Objective –
With all pictures omitted, return verbatim the lines from the beginning of the records below through the line containing "import numpy as np".

---------- Exercise inputs

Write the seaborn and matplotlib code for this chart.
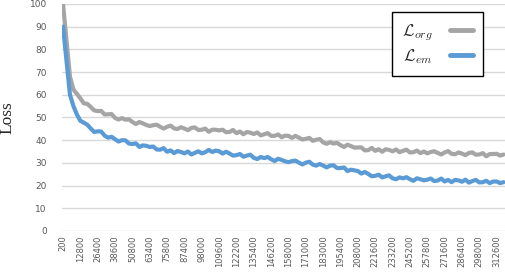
import matplotlib
matplotlib.use('Agg')
import matplotlib.pyplot as plt
import seaborn as sns
import pandas as pd
import numpy as np

# x tick labels (iteration), one label every 5 logged points
tick_labels = ["200", "12800", "26400", "38600", "50800", "63400", "75800",
               "87400", "98000", "109600", "122200", "135400", "146200",
               "158000", "171000", "183000", "195400", "208000", "221600",
               "233200", "245200", "257800", "271600", "286400", "298000",
               "312600"]

loss_org = [100, 84, 68, 62.3, 60.4, 58.4, 56.2, 56.0, 54.6, 53.1,
            52.8, 52.9, 51.3, 51.4, 51.5, 49.8, 49.1, 49.7, 49.0, 49.2,
            48.0, 47.1, 48.0, 47.4, 46.7, 46.2, 46.6, 46.8, 45.9, 45.1,
            45.9, 46.4, 45.2, 44.9, 45.7, 45.1, 44.4, 45.4, 45.6, 44.5,
            44.6, 45.1, 43.7, 44.6, 44.6, 44.3, 44.6, 43.5, 43.6, 44.5,
            43.1, 43.8, 42.6, 43.6, 43.3, 42.7, 43.4, 42.1, 42.6, 43.1,
            41.9, 41.9, 42.5, 41.3, 42.0, 41.9, 41.0, 41.9, 41.1, 40.3,
            40.6, 41.0, 39.7, 40.2, 40.5, 39.0, 38.4, 39.1, 38.5, 38.8,
            37.8, 37.0, 38.0, 37.4, 36.7, 36.8, 36.8, 35.5, 35.6, 36.6,
            35.3, 36.0, 34.9, 36.0, 35.7, 35.1, 35.9, 34.7, 35.3, 35.8,
            34.6, 34.7, 35.4, 34.3, 35.0, 34.2, 34.8, 35.1, 34.4, 33.7,
            34.6, 35.2, 34.0, 33.8, 34.6, 34.1, 33.4, 34.4, 34.6, 33.6,
            33.7, 34.3, 32.9, 33.9, 33.9, 34.0, 33.2, 33.7]

loss_em = [90, 75, 60, 55, 51.3, 48.5, 47.7, 46.8, 45.1, 43.6,
           43.9, 43.8, 42.0, 41.1, 41.5, 40.4, 39.4, 40.0, 39.9, 38.5,
           38.3, 38.6, 37.0, 37.7, 37.5, 37.0, 37.2, 35.9, 35.8, 36.5,
           34.9, 35.5, 34.3, 35.2, 34.8, 34.2, 35.0, 33.7, 34.4, 35.1,
           34.2, 34.7, 35.7, 34.8, 35.4, 35.1, 34.1, 34.9, 34.1, 33.2,
           33.4, 33.9, 32.7, 33.2, 33.6, 32.2, 31.7, 32.6, 32.1, 32.6,
           31.6, 30.8, 31.8, 31.3, 30.7, 30.3, 30.8, 31.0, 30.1, 29.3,
           30.1, 30.5, 29.2, 28.8, 29.5, 28.8, 28.0, 28.8, 28.9, 27.7,
           27.7, 28.0, 26.4, 27.0, 26.7, 26.4, 25.3, 26.0, 25.1, 24.1,
           24.3, 24.8, 23.6, 24.1, 24.5, 23.2, 22.8, 23.6, 23.2, 23.7,
           22.8, 22.1, 23.2, 22.8, 22.3, 22.6, 23.1, 22.0, 22.2, 23.1,
           21.8, 22.5, 21.5, 22.5, 22.3, 21.7, 22.6, 21.3, 22.0, 22.5,
           21.4, 21.5, 22.1, 21.1, 21.8, 21.8, 21.1, 21.5]

sns.set_style("white")
plt.rcParams['mathtext.fontset'] = 'cm'

df = pd.DataFrame({"step": np.arange(len(loss_org)),
                   "org": loss_org, "em": loss_em})

fig = plt.figure(figsize=(5.06, 2.8), dpi=100)
ax = fig.add_axes([0.1225, 0.175, 0.8755, 0.811])

sns.lineplot(data=df, x="step", y="org", color="#A5A5A5", lw=3,
             label=r"$\mathcal{L}_{org}$", ax=ax)
sns.lineplot(data=df, x="step", y="em", color="#5B9BD5", lw=3,
             label=r"$\mathcal{L}_{em}$", ax=ax)

ax.set_ylim(0, 100)
ax.set_xlim(-0.3, 127.4)
ax.set_yticks(range(0, 101, 10))
ax.set_xticks(np.arange(len(tick_labels)) * 5)
ax.set_xticklabels(tick_labels, rotation=90)
ax.tick_params(axis='x', labelsize=6, colors="#595959", length=0, pad=3)
ax.tick_params(axis='y', labelsize=6.5, colors="#595959", length=0, pad=11)
ax.yaxis.grid(True, color="#D9D9D9", lw=1)
ax.xaxis.grid(False)
for s in ax.spines.values():
    s.set_visible(False)

ax.set_xlabel("")
ax.set_ylabel("Loss", family="Liberation Serif", fontsize=12.5, labelpad=10)

leg = ax.legend(loc="upper right", bbox_to_anchor=(0.95, 0.965),
                markerfirst=False, fontsize=12, handlelength=1.4,
                handletextpad=1.0, fancybox=False, framealpha=1,
                borderpad=0.6, labelspacing=0.25, borderaxespad=0)
leg.get_frame().set_edgecolor("black")
leg.get_frame().set_linewidth(1)
for h in leg.get_lines():
    h.set_linewidth(3.5)

fig.savefig("out.png", dpi=100)
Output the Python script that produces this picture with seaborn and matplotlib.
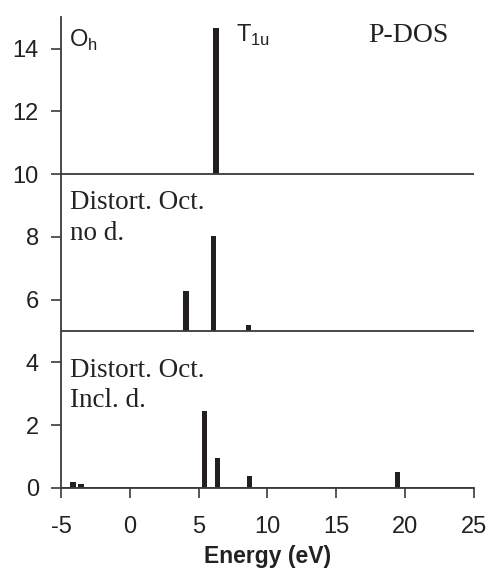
import matplotlib
matplotlib.use("Agg")
import matplotlib.pyplot as plt
import seaborn as sns

# P-DOS peaks, one list per panel (energy in eV, height above panel baseline)
oh_energy = [6.26]
oh_height = [4.65]

noD_energy = [4.08, 6.1, 8.65]
noD_height = [1.27, 3.03, 0.19]

inclD_energy = [-4.13, -3.55, 5.42, 6.37, 8.69, 19.44]
inclD_height = [0.2, 0.13, 2.45, 0.96, 0.38, 0.51]

panel_base = [10, 5, 0]
x_ticks = [-5, 0, 5, 10, 15, 20, 25]
y_ticks = [0, 2, 4, 6, 8, 10, 12, 14]

sns.set_style("ticks")
plt.rcParams["font.family"] = ["Liberation Sans", "DejaVu Sans"]
plt.rcParams["axes.unicode_minus"] = False

fig = plt.figure(figsize=(4.88, 5.72), dpi=100)
ax = fig.add_axes([0.125, 0.147, 0.846, 0.823])

panels = [(oh_energy, oh_height), (noD_energy, noD_height), (inclD_energy, inclD_height)]
for (en, h), base in zip(panels, panel_base):
    ax.bar(en, h, bottom=base, width=0.38, color="#231f20", linewidth=0)
    ax.axhline(base, color="#3a3a3a", lw=1.3, zorder=3)

ax.set_xlim(-5, 25)
ax.set_ylim(0, 15)
ax.set_xticks(x_ticks)
ax.set_yticks(y_ticks)
ax.tick_params(labelsize=17, length=7, width=1.2, color="#3a3a3a", labelcolor="#222222")
ax.tick_params(axis="y", pad=9)
ax.tick_params(axis="x", pad=13)
for s in ["left", "bottom"]:
    ax.spines[s].set_linewidth(1.3)
    ax.spines[s].set_color("#3a3a3a")
sns.despine(ax=ax)

ax.set_xlabel("Energy (eV)", fontsize=16.5, fontweight="bold", labelpad=5, color="#222222")

serif = ["Liberation Serif", "DejaVu Serif"]
ax.text(-4.42, 14.04, r"O$_\mathregular{h}$", fontsize=17, va="baseline", color="#222222")
ax.text(7.7, 14.2, r"T$_\mathregular{1u}$", fontsize=17, va="baseline", color="#222222")
ax.text(17.3, 14.2, "P-DOS", fontsize=20, family=serif, va="baseline", color="#222222")
ax.text(-4.35, 8.89, "Distort. Oct.", fontsize=19.5, family=serif, va="baseline", color="#222222")
ax.text(-4.35, 7.9, "no d.", fontsize=19.5, family=serif, va="baseline", color="#222222")
ax.text(-4.35, 3.54, "Distort. Oct.", fontsize=19.5, family=serif, va="baseline", color="#222222")
ax.text(-4.35, 2.58, "Incl. d.", fontsize=19.5, family=serif, va="baseline", color="#222222")

fig.savefig("out.png", dpi=100)
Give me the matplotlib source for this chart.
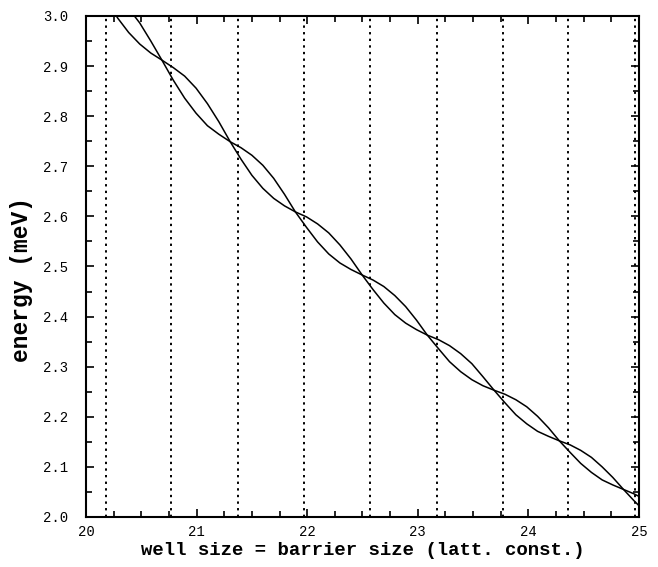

--------------------

Solution to this problem –
Write the seaborn and matplotlib code for this chart.
import matplotlib
matplotlib.use('Agg')
import matplotlib.pyplot as plt
import seaborn as sns
import pandas as pd
import numpy as np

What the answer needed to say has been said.